**WHAT TO WORK ON**
Each line that holds the word "this" counts once; report the total and nothing else.

···

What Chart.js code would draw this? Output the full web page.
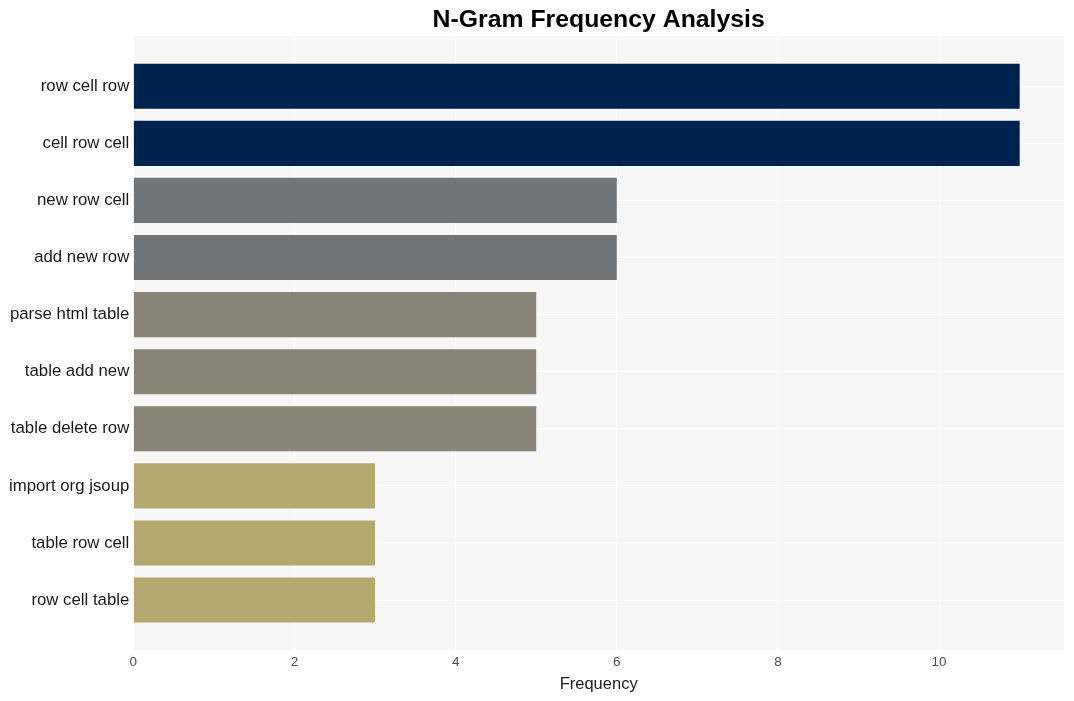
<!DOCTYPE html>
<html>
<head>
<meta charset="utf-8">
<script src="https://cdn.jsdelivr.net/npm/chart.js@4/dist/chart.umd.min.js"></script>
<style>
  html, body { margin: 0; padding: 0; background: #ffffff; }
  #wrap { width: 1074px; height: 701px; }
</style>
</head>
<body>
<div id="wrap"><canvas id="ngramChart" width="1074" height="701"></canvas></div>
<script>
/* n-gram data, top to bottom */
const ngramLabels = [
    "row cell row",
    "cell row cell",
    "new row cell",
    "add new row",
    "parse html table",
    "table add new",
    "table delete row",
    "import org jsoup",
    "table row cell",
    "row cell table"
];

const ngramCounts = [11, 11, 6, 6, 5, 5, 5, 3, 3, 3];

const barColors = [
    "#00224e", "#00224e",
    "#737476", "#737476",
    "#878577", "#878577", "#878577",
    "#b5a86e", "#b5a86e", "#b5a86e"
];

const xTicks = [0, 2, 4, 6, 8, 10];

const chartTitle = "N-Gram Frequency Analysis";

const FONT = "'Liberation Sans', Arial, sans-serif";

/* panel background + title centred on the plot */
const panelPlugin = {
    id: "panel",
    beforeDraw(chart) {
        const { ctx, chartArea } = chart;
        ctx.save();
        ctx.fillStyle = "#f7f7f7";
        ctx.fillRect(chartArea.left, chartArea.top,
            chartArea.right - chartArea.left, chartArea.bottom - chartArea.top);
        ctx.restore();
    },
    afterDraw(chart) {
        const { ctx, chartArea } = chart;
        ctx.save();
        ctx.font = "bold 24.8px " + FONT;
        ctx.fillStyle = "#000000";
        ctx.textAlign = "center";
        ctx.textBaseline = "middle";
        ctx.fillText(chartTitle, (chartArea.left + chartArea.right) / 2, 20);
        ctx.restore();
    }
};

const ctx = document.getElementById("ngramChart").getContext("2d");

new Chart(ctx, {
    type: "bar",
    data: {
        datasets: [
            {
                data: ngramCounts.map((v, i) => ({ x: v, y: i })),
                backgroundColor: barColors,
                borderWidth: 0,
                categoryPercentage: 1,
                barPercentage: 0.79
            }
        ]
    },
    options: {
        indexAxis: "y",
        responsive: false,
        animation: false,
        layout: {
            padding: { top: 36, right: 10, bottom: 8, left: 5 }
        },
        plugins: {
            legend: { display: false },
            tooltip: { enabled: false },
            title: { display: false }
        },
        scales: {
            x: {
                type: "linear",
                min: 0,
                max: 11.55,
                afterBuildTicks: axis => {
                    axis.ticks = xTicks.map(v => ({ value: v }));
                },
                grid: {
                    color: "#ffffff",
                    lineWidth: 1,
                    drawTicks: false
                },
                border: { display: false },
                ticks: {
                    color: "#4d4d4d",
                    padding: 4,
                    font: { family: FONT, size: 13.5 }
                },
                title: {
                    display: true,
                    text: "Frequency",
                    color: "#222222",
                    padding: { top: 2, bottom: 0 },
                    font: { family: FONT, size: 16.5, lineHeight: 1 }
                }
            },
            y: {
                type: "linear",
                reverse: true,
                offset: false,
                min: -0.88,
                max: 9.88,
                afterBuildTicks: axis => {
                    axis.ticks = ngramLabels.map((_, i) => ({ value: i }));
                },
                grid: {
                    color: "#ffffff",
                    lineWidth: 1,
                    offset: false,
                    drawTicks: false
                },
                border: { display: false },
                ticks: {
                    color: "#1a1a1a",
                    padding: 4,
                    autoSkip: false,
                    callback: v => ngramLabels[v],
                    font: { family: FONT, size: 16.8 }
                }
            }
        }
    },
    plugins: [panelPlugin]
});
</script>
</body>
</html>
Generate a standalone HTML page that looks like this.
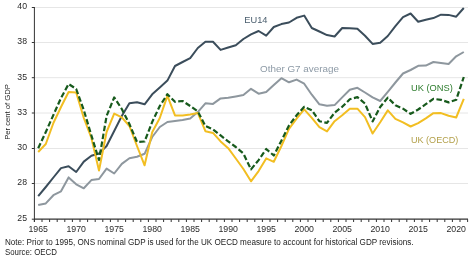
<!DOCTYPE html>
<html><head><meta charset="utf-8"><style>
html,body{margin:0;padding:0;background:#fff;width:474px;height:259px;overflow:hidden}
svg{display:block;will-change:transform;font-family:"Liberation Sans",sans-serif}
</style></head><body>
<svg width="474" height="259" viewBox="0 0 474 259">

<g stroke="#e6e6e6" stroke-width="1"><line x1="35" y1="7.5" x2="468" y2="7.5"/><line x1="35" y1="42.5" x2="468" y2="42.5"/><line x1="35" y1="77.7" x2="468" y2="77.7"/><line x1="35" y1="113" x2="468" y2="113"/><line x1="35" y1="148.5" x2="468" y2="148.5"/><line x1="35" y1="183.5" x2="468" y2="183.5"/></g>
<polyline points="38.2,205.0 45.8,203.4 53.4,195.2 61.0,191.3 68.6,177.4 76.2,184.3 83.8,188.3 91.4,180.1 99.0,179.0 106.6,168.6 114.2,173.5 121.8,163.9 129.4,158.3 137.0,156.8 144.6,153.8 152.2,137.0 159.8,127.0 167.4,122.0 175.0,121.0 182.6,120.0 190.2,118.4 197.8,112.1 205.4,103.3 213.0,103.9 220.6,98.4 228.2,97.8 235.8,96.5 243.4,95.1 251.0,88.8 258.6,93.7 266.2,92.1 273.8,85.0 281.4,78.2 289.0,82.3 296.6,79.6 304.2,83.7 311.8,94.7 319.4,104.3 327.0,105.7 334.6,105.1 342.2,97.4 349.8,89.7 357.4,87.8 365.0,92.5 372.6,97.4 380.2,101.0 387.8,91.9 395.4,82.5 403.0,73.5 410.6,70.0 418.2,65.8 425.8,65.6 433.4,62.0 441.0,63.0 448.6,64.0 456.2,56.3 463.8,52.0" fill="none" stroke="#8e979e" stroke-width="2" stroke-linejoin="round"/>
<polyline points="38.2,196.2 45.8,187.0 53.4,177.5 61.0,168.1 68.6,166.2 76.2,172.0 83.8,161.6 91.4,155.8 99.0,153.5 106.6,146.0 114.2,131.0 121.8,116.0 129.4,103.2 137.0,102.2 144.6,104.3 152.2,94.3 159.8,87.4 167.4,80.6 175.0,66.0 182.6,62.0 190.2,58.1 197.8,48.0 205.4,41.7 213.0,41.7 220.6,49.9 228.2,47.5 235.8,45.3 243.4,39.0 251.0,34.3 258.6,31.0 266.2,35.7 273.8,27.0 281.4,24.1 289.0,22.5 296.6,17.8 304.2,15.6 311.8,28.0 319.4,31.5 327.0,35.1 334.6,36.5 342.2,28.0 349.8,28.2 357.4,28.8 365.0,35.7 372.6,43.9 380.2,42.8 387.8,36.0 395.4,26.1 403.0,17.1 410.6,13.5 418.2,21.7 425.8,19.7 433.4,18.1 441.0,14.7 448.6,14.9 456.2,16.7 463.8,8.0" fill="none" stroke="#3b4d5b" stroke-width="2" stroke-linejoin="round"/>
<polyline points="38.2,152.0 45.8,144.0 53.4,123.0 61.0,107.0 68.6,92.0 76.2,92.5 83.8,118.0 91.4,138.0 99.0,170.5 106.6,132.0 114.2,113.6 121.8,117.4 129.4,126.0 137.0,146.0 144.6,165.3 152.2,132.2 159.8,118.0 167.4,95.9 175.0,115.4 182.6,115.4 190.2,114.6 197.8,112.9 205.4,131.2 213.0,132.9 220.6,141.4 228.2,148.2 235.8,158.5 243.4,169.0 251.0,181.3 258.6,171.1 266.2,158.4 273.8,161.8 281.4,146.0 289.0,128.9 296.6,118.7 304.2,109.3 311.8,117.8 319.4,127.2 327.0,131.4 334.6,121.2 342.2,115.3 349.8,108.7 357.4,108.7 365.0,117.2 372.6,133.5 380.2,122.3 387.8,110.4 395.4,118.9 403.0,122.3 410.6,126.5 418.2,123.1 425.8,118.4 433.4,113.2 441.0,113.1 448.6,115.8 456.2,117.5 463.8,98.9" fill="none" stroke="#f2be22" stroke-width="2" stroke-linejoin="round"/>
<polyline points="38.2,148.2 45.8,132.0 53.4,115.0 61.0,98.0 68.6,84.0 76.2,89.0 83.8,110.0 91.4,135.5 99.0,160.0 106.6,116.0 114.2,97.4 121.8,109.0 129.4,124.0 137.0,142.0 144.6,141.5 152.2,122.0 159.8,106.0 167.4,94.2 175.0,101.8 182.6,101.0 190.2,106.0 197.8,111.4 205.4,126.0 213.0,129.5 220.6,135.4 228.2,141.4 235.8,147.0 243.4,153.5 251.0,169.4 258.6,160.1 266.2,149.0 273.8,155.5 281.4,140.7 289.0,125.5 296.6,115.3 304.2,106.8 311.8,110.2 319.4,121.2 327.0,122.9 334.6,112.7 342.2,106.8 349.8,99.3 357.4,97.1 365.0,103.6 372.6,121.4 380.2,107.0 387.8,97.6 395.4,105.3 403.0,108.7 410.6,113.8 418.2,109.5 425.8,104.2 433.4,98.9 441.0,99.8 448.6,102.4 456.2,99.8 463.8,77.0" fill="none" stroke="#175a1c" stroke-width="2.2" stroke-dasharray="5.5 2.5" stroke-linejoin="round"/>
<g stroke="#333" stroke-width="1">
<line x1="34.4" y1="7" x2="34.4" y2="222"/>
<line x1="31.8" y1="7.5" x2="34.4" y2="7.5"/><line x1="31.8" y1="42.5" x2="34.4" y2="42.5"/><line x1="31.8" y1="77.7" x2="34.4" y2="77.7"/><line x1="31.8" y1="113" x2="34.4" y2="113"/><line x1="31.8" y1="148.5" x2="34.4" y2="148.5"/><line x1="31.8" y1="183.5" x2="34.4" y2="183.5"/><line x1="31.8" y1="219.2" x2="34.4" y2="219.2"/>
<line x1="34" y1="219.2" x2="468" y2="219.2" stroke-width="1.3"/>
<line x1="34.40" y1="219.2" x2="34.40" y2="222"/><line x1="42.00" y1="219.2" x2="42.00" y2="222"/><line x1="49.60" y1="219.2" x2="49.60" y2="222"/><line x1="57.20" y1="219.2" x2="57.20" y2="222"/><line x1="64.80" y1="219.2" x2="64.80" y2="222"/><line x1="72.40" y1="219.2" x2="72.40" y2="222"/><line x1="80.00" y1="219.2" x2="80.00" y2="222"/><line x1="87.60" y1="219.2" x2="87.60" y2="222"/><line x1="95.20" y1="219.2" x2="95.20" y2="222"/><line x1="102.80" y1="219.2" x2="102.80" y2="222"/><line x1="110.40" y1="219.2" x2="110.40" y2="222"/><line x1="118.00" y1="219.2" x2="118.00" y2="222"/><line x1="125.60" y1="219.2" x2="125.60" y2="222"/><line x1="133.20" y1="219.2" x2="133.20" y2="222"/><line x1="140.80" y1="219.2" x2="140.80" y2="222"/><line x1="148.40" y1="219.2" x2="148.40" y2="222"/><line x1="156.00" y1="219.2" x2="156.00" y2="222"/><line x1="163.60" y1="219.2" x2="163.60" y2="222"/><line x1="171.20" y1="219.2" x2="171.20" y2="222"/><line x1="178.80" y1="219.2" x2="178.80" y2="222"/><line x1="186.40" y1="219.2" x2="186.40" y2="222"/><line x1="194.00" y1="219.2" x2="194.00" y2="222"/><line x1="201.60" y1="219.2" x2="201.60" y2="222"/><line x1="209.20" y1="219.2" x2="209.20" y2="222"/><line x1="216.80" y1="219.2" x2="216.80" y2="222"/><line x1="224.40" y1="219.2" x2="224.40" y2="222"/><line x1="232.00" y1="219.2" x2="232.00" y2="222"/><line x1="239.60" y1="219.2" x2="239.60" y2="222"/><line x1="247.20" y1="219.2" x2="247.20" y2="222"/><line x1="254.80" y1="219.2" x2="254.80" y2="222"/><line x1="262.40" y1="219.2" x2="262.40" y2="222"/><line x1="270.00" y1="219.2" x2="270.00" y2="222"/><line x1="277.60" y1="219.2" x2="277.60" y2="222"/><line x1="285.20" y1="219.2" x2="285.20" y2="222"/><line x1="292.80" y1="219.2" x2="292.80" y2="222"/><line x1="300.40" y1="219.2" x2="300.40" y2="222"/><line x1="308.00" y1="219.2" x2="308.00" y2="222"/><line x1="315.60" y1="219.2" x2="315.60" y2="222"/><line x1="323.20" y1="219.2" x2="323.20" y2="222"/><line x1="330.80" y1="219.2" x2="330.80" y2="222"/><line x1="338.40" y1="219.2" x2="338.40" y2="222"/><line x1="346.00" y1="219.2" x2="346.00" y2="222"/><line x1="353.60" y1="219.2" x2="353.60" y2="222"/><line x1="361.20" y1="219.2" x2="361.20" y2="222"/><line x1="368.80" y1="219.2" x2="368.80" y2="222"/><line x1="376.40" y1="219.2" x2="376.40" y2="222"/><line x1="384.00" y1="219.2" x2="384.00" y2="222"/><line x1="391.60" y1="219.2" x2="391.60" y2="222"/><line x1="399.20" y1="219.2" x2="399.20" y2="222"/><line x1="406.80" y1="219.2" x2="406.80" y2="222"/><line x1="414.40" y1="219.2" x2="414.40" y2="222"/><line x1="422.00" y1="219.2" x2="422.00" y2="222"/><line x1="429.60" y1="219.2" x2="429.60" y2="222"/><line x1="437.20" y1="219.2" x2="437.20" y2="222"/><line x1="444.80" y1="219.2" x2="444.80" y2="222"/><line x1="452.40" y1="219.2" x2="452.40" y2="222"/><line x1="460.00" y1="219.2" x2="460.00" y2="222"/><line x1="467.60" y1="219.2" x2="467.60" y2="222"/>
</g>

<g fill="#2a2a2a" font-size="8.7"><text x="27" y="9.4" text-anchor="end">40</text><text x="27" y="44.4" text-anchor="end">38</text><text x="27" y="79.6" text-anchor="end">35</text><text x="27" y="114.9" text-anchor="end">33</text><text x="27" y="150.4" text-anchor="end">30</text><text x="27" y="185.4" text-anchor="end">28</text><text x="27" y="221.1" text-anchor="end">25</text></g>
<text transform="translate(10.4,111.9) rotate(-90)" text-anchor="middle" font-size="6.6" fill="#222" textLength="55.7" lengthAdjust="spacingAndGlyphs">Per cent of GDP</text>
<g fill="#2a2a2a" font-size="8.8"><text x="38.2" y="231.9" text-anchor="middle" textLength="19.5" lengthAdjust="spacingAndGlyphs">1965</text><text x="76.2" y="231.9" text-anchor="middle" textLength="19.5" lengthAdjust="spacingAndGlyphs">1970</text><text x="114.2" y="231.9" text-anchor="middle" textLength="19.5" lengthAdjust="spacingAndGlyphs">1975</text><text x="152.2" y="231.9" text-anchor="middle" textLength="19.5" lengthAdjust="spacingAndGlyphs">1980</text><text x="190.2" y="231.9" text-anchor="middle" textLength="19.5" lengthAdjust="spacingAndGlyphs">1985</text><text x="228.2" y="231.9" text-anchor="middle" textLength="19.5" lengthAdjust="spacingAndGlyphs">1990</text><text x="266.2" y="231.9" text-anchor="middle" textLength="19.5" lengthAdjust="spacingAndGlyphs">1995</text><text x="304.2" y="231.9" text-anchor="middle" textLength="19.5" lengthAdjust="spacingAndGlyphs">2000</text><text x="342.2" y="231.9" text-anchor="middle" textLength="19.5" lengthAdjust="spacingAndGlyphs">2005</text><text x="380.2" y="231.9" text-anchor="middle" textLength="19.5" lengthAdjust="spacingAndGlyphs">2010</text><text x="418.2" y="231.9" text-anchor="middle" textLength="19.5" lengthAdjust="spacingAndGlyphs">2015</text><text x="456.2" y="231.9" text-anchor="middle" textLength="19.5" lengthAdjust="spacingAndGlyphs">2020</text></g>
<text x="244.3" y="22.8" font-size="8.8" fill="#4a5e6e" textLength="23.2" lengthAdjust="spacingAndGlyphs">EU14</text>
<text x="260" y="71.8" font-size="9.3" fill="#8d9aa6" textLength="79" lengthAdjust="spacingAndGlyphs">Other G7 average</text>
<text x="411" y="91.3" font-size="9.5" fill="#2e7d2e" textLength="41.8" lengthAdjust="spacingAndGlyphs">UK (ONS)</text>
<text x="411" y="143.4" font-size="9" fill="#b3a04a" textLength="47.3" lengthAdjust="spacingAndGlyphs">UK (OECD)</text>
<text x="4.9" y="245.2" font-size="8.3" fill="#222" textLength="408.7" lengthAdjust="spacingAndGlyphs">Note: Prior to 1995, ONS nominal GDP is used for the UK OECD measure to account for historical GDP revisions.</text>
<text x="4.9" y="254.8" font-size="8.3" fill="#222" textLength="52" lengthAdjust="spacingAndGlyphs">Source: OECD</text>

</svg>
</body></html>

···

**ANSWER TO THE PROBLEM**
2